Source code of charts
>>>>>

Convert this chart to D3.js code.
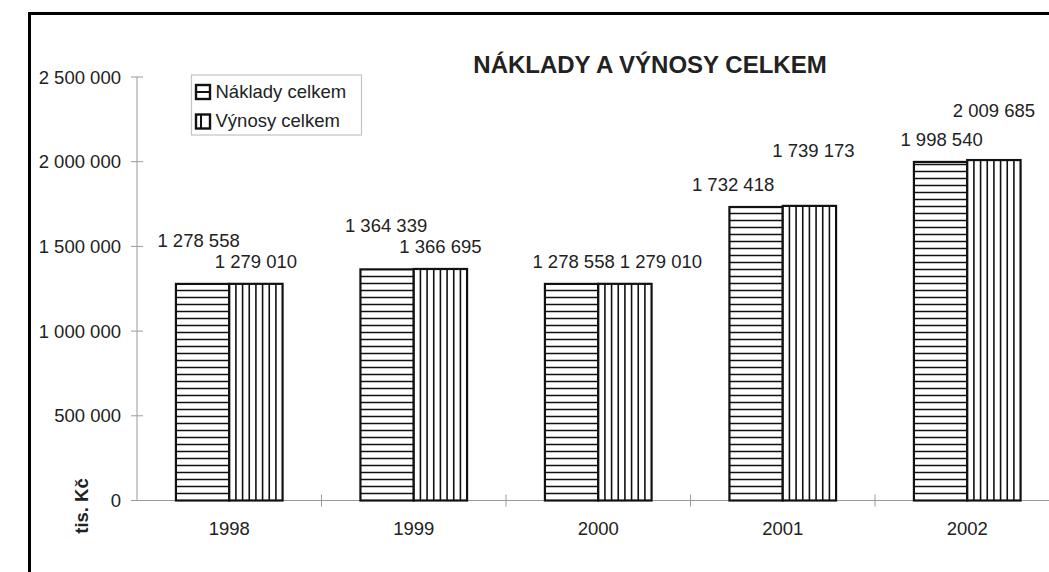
<!DOCTYPE html>
<html>
<head>
<meta charset="utf-8">
<script src="https://cdn.jsdelivr.net/npm/d3@7"></script>
<style>
  html, body { margin: 0; padding: 0; background: #fff; overflow: hidden; width: 1049px; height: 572px; }
  svg { display: block; }
  text { font-family: "Liberation Sans", Arial, sans-serif; fill: #222; }
</style>
</head>
<body>
<svg id="chart" width="1049" height="572"></svg>
<script>
// ---- data ----
const categories = ["1998", "1999", "2000", "2001", "2002"];
const seriesNames = ["Náklady celkem", "Výnosy celkem"];
const naklady = [1278558, 1364339, 1278558, 1732418, 1998540];
const vynosy  = [1279010, 1366695, 1279010, 1739173, 2009685];
const yTicks = [0, 500000, 1000000, 1500000, 2000000, 2500000];
const titleText = "NÁKLADY A VÝNOSY CELKEM";
const yTitle = "tis. Kč";

// manual label nudges (layout only, as in the original chart) [dx, dy] per series per category
const labelNudge = [
  [[-4, -21], [-1, -21], [2, 0], [-23, 0], [1, 0]],
  [[0, 0], [0, 0], [36, 0], [4, -33], [0, -27]]
];

const svg = d3.select("#chart");
const fmt = v => d3.format(",")(v).replace(/,/g, " ");

// frame (left and top edges only; right/bottom fall outside the picture)
svg.append("path").attr("d", "M29.5,600 L29.5,13.5 L1100,13.5")
  .attr("fill", "none").attr("stroke", "#000").attr("stroke-width", 3);

const y = d3.scaleLinear().domain([0, 2500000]).range([500.5, 77]);
const x0 = d3.scaleBand().domain(categories).range([137, 1059.5]).padding(0);
const x1 = d3.scaleBand().domain(seriesNames).range([0, x0.bandwidth()]).paddingInner(0).paddingOuter(0.73);

const axisColor = "#9a9a9a";

// y axis
const yAxis = svg.append("g");
yAxis.append("line").attr("x1", 137).attr("x2", 137).attr("y1", y(2500000)).attr("y2", y(0))
  .attr("stroke", axisColor).attr("stroke-width", 1);
yAxis.selectAll("line.tick").data(yTicks).enter().append("line")
  .attr("x1", 131).attr("x2", 143).attr("y1", d => y(d)).attr("y2", d => y(d))
  .attr("stroke", axisColor).attr("stroke-width", 1);
yAxis.selectAll("text").data(yTicks).enter().append("text")
  .attr("x", 121).attr("y", d => y(d)).attr("dy", "0.36em")
  .attr("text-anchor", "end").style("font-size", "18.5px")
  .text(d => fmt(d));

// x axis
const xAxis = svg.append("g");
xAxis.append("line").attr("x1", 137).attr("x2", 1060).attr("y1", y(0)).attr("y2", y(0))
  .attr("stroke", axisColor).attr("stroke-width", 1);
xAxis.selectAll("line.tick").data(categories.slice(1)).enter().append("line")
  .attr("x1", d => x0(d)).attr("x2", d => x0(d)).attr("y1", y(0) - 6).attr("y2", y(0) + 6)
  .attr("stroke", axisColor).attr("stroke-width", 1);
xAxis.selectAll("text").data(categories).enter().append("text")
  .attr("x", d => x0(d) + x0.bandwidth() / 2).attr("y", 535)
  .attr("text-anchor", "middle").style("font-size", "18.5px")
  .text(d => d);

// bars
const seriesValues = [naklady, vynosy];
const bars = [];
seriesValues.forEach((vals, si) => {
  vals.forEach((v, ci) => {
    bars.push({ si, ci, v, cat: categories[ci], name: seriesNames[si] });
  });
});

const barG = svg.append("g");
bars.forEach(b => {
  const bx = x0(b.cat) + x1(b.name);
  const bw = x1.bandwidth();
  const top = y(b.v), bottom = y(0);
  const g = barG.append("g");
  g.append("rect").attr("x", bx).attr("y", top).attr("width", bw).attr("height", bottom - top)
    .attr("fill", "#fff");
  if (b.si === 0) {
    const step = 7;
    const ys = d3.range(bottom - step, top + 2, -step);
    g.selectAll("line").data(ys).enter().append("line")
      .attr("x1", bx).attr("x2", bx + bw).attr("y1", d => d).attr("y2", d => d)
      .attr("stroke", "#111").attr("stroke-width", 1.6);
  } else {
    const n = 8;
    const xs = d3.range(1, n).map(i => bx + i * bw / n);
    g.selectAll("line").data(xs).enter().append("line")
      .attr("x1", d => d).attr("x2", d => d).attr("y1", top).attr("y2", bottom)
      .attr("stroke", "#111").attr("stroke-width", 1.6);
  }
  g.append("rect").attr("x", bx).attr("y", top).attr("width", bw).attr("height", bottom - top)
    .attr("fill", "none").attr("stroke", "#111").attr("stroke-width", 2.2);
  // label
  const nd = labelNudge[b.si][b.ci];
  svg.append("text")
    .attr("x", bx + bw / 2 + nd[0]).attr("y", top - 16 + nd[1])
    .attr("text-anchor", "middle").style("font-size", "18.5px")
    .text(fmt(b.v));
});

// title
svg.append("text").attr("x", 650).attr("y", 73).attr("text-anchor", "middle")
  .style("font-size", "24px").style("font-weight", "bold").text(titleText);

// y title
svg.append("text").attr("transform", "translate(88,506) rotate(-90)")
  .attr("text-anchor", "middle").style("font-size", "18.5px").style("font-weight", "bold")
  .text(yTitle);

// legend
const lg = svg.append("g");
lg.append("rect").attr("x", 191.5).attr("y", 75).attr("width", 170).attr("height", 60)
  .attr("fill", "#fff").attr("stroke", "#c4c4c4").attr("stroke-width", 1.2);
seriesNames.forEach((name, i) => {
  const sy = 85 + i * 29.5;
  const sx = 196, ss = 14;
  lg.append("rect").attr("x", sx).attr("y", sy).attr("width", ss).attr("height", ss)
    .attr("fill", "#fff").attr("stroke", "#111").attr("stroke-width", 2.4);
  if (i === 0) {
    lg.append("line").attr("x1", sx).attr("x2", sx + ss).attr("y1", sy + ss / 2).attr("y2", sy + ss / 2)
      .attr("stroke", "#111").attr("stroke-width", 2);
  } else {
    lg.append("line").attr("x1", sx + 5).attr("x2", sx + 5).attr("y1", sy).attr("y2", sy + ss)
      .attr("stroke", "#111").attr("stroke-width", 2);
  }
  lg.append("text").attr("x", 215.5).attr("y", sy + 12.5).style("font-size", "18.5px").text(name);
});
</script>
</body>
</html>
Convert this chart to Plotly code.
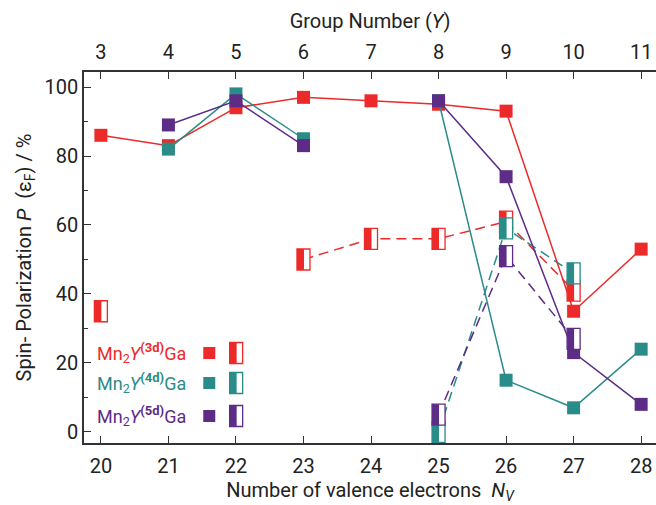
import plotly.graph_objects as go

# ---------------- data ----------------
nv = [20, 21, 22, 23, 24, 25, 26, 27, 28]
group_ticks = ["3", "4", "5", "6", "7", "8", "9", "10", "11"]

# filled squares, solid lines (P at eps_F)
x3d = [20, 21, 22, 23, 24, 25, 26, 27, 28]
p3d = [86, 83, 94, 97, 96, 95, 93, 35, 53]
x4d = [21, 22, 23, None, 25, 26, 27, 28]
p4d = [82, 98, 85, None, 96, 15, 7, 24]
x5d = [21, 22, 23, None, 25, 26, 27, 28]
p5d = [89, 96, 83, None, 96, 74, 23, 8]

# half-filled rectangles, dashed lines
xh3d = [20, None, 23, 24, 25, 26, 27]
ph3d = [35, None, 50, 56, 56, 61, 41]
xh4d = [25, 26, 27]
ph4d = [0, 59, 46]
xh5d = [25, 26, 27]
ph5d = [5, 51, 27]

RED = "#ED2A2A"
TEAL = "#2A8C88"
PURPLE = "#5C2C87"
FONT = "Roboto, sans-serif"

fig = go.Figure()

series = [
    (x3d, p3d, xh3d, ph3d, RED),
    (x4d, p4d, xh4d, ph4d, TEAL),
    (x5d, p5d, xh5d, ph5d, PURPLE),
]

shapes = []
for xs, ys, xh, yh, col in series:
    fig.add_trace(go.Scatter(x=xh, y=yh, mode="lines", connectgaps=False,
                             line=dict(color=col, width=1.5, dash="10px,6px"),
                             hoverinfo="skip", showlegend=False))
for xs, ys, xh, yh, col in series:
    fig.add_trace(go.Scatter(x=xs, y=ys, mode="lines+markers", connectgaps=False,
                             line=dict(color=col, width=1.5),
                             marker=dict(symbol="square", size=13, color=col,
                                         line=dict(width=0)),
                             showlegend=False))

def half_rect(xa, ya, col, xref="x", yref="y"):
    out = []
    out.append(dict(type="rect", xref=xref, yref=yref, xsizemode="pixel", ysizemode="pixel",
                    xanchor=xa, yanchor=ya, x0=-6.5, x1=6.5, y0=-10.5, y1=10.5,
                    fillcolor="white", line=dict(color=col, width=1.3), layer="above"))
    out.append(dict(type="rect", xref=xref, yref=yref, xsizemode="pixel", ysizemode="pixel",
                    xanchor=xa, yanchor=ya, x0=-6.5, x1=0.5, y0=-10.5, y1=10.5,
                    fillcolor=col, line=dict(width=0), layer="above"))
    return out

for xs, ys, xh, yh, col in series:
    for a, b in zip(xh, yh):
        if a is None:
            continue
        shapes += half_rect(a, b, col)

# top axis (group number)
fig.add_trace(go.Scatter(x=[3, 11], y=[50, 50], xaxis="x2", yaxis="y", mode="markers",
                         marker=dict(opacity=0), showlegend=False, hoverinfo="skip"))

# ---------------- legend (custom) ----------------
legend_rows = [("3d", RED), ("4d", TEAL), ("5d", PURPLE)]
row_y = [0.2426, 0.1617, 0.0728]
annotations = []
for (lab, col), yy in zip(legend_rows, row_y):
    annotations.append(dict(
        xref="paper", yref="paper", x=0.182, y=yy, xanchor="right", yanchor="middle",
        text="Mn<sub>2</sub><i>Y</i><sup><b><span style='font-size:13px'>(" + lab + ")</span></b></sup>Ga",
        showarrow=False, font=dict(family=FONT, size=18, color=col)))
    shapes.append(dict(type="rect", xref="paper", yref="paper", xsizemode="pixel",
                       ysizemode="pixel", xanchor=0.219, yanchor=yy,
                       x0=-6, x1=6, y0=-6, y1=6, fillcolor=col, line=dict(width=0),
                       layer="above"))
    shapes += half_rect(0.266, yy, col, xref="paper", yref="paper")

axis_common = dict(showline=True, linecolor="#333", linewidth=1.5, ticks="inside",
                   tickcolor="#333", tickwidth=1.2, showgrid=False, zeroline=False,
                   tickfont=dict(family=FONT, size=20, color="#222"))

fig.update_layout(
    width=656, height=505,
    margin=dict(l=84, r=0, t=72, b=62),
    paper_bgcolor="white", plot_bgcolor="white",
    font=dict(family=FONT, color="#222"),
    xaxis=dict(range=[19.75, 28.22], tickvals=nv, ticklen=7, ticklabelstandoff=4,
               **axis_common,
               title=dict(text="Number of valence electrons  <i>N</i><sub><i>V</i></sub>",
                          font=dict(family=FONT, size=20, color="#222"), standoff=6)),
    xaxis2=dict(range=[2.75, 11.22], tickvals=list(range(3, 12)), ticktext=group_ticks,
                overlaying="x", side="top", ticklen=7, ticklabelstandoff=3, **axis_common,
                title=dict(text="Group Number (<i>Y</i>)",
                           font=dict(family=FONT, size=20, color="#222"), standoff=6)),
    yaxis=dict(range=[-3.2, 104.35], tickvals=[0, 20, 40, 60, 80, 100], ticklen=7,
               minor=dict(tickvals=[10, 30, 50, 70, 90], ticks="inside", ticklen=4,
                          tickcolor="#333", tickwidth=1.2),
               **axis_common,
               title=dict(text="Spin- Polarization <i>P</i>  (ε<sub>F</sub>) / %",
                          font=dict(family=FONT, size=20, color="#222"), standoff=8)),
    shapes=shapes,
    annotations=annotations,
    showlegend=False,
)

fig.write_html("out.html")
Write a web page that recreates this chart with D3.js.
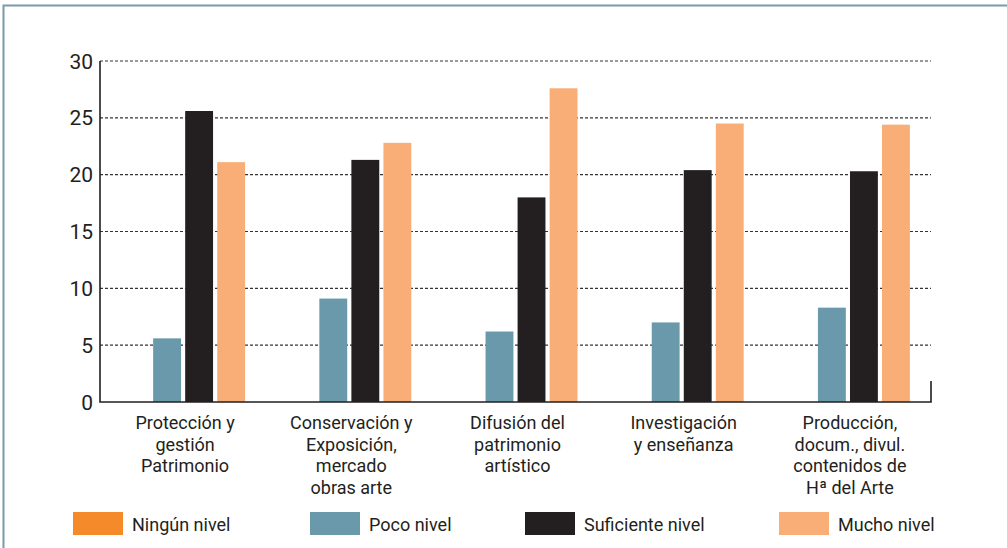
<!DOCTYPE html>
<meta charset="utf-8">
<style>

body {
  margin: 0;
  background: white;
}

.grid line {
  stroke: #333;
  stroke-width: 1.2px;
  stroke-dasharray: 3px 2px;
}

.axis text, .cats text, .legend text {
  font-family: Roboto, "Open Sans", sans-serif;
  fill: #231f20;
}

</style>
<svg></svg>
<script src="https://cdn.jsdelivr.net/npm/d3@7"></script>
<script>

var width = 1007;
var height = 548;

var categories = [
  ['Protección y', 'gestión', 'Patrimonio'],
  ['Conservación y', 'Exposición,', 'mercado', 'obras arte'],
  ['Difusión del', 'patrimonio', 'artístico'],
  ['Investigación', 'y enseñanza'],
  ['Producción,', 'docum., divul.', 'contenidos de', 'Hª del Arte']
];
var seriesNames = ['Ningún nivel', 'Poco nivel', 'Suficiente nivel', 'Mucho nivel'];
var ningun = [0, 0, 0, 0, 0];
var poco = [5.6, 9.1, 6.2, 7.0, 8.3];
var suficiente = [25.6, 21.3, 18.0, 20.4, 20.3];
var mucho = [21.1, 22.8, 27.6, 24.5, 24.4];
var yTicks = [0, 5, 10, 15, 20, 25, 30];

var colors = ['#f58a2a', '#6b99ac', '#231f20', '#f9ae77'];
var series = [ningun, poco, suficiente, mucho];
var legendX = [73, 310, 525, 779];

var plot = { left: 100, right: 931, top: 61, bottom: 402 };

var svg = d3.select('svg')
  .attr('width', width)
  .attr('height', height);

// frame
svg.append('path')
  .attr('d', 'M3.5,' + height + 'V5.5H' + width)
  .attr('fill', 'none')
  .attr('stroke', '#7b9aab')
  .attr('stroke-width', 2);

var x = d3.scaleBand()
  .domain(d3.range(categories.length))
  .range([plot.left, plot.right]);

var xInner = d3.scaleBand()
  .domain(d3.range(seriesNames.length))
  .range([x.bandwidth() / 2 - 62, x.bandwidth() / 2 + 62])
  .paddingInner(0.13);

var y = d3.scaleLinear()
  .domain([0, 30])
  .range([plot.bottom, plot.top]);

svg.append('g')
  .attr('class', 'grid')
  .selectAll('line')
  .data(yTicks.slice(1))
  .enter().append('line')
  .attr('x1', plot.left)
  .attr('x2', plot.right)
  .attr('y1', function (d) { return y(d); })
  .attr('y2', function (d) { return y(d); });

var groups = svg.append('g')
  .selectAll('g')
  .data(categories)
  .enter().append('g')
  .attr('transform', function (d, i) { return 'translate(' + x(i) + ',0)'; });

groups.selectAll('rect')
  .data(function (d, i) { return series.map(function (s, j) { return { s: j, v: s[i] }; }); })
  .enter().append('rect')
  .attr('x', function (d) { return xInner(d.s); })
  .attr('width', xInner.bandwidth())
  .attr('y', function (d) { return y(d.v); })
  .attr('height', function (d) { return y(0) - y(d.v); })
  .attr('fill', function (d) { return colors[d.s]; });

// axes lines
svg.append('path')
  .attr('d', 'M' + plot.left + ',' + y(30) + 'V' + y(0) + 'H' + plot.right + 'V' + (y(0) - 21))
  .attr('fill', 'none')
  .attr('stroke', '#231f20')
  .attr('stroke-width', 1.6);

svg.append('g')
  .attr('class', 'axis')
  .selectAll('text')
  .data(yTicks)
  .enter().append('text')
  .attr('x', plot.left - 7)
  .attr('y', function (d) { return y(d); })
  .attr('dy', '0.36em')
  .attr('text-anchor', 'end')
  .attr('font-size', 21)
  .text(function (d) { return d; });

var cats = svg.append('g')
  .attr('class', 'cats')
  .selectAll('text')
  .data(categories)
  .enter().append('text')
  .attr('x', function (d, i) { return x(i) + x.bandwidth() / 2 + 2; })
  .attr('y', 429)
  .attr('text-anchor', 'middle')
  .attr('font-size', 18);

cats.selectAll('tspan')
  .data(function (d) { return d; })
  .enter().append('tspan')
  .attr('x', function () { return d3.select(this.parentNode).attr('x'); })
  .attr('dy', function (d, i) { return i ? 21.5 : 0; })
  .text(function (d) { return d; });

var legend = svg.append('g')
  .attr('class', 'legend')
  .selectAll('g')
  .data(seriesNames)
  .enter().append('g')
  .attr('transform', function (d, i) { return 'translate(' + legendX[i] + ',512)'; });

legend.append('rect')
  .attr('width', 50)
  .attr('height', 23)
  .attr('fill', function (d, i) { return colors[i]; });

legend.append('text')
  .attr('x', 59)
  .attr('y', 19)
  .attr('font-size', 18)
  .text(function (d) { return d; });

</script>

<<<<<

Exercise aim
How many lines of the data hold the string "Convert"? Reply with the number alone.

The completed task
2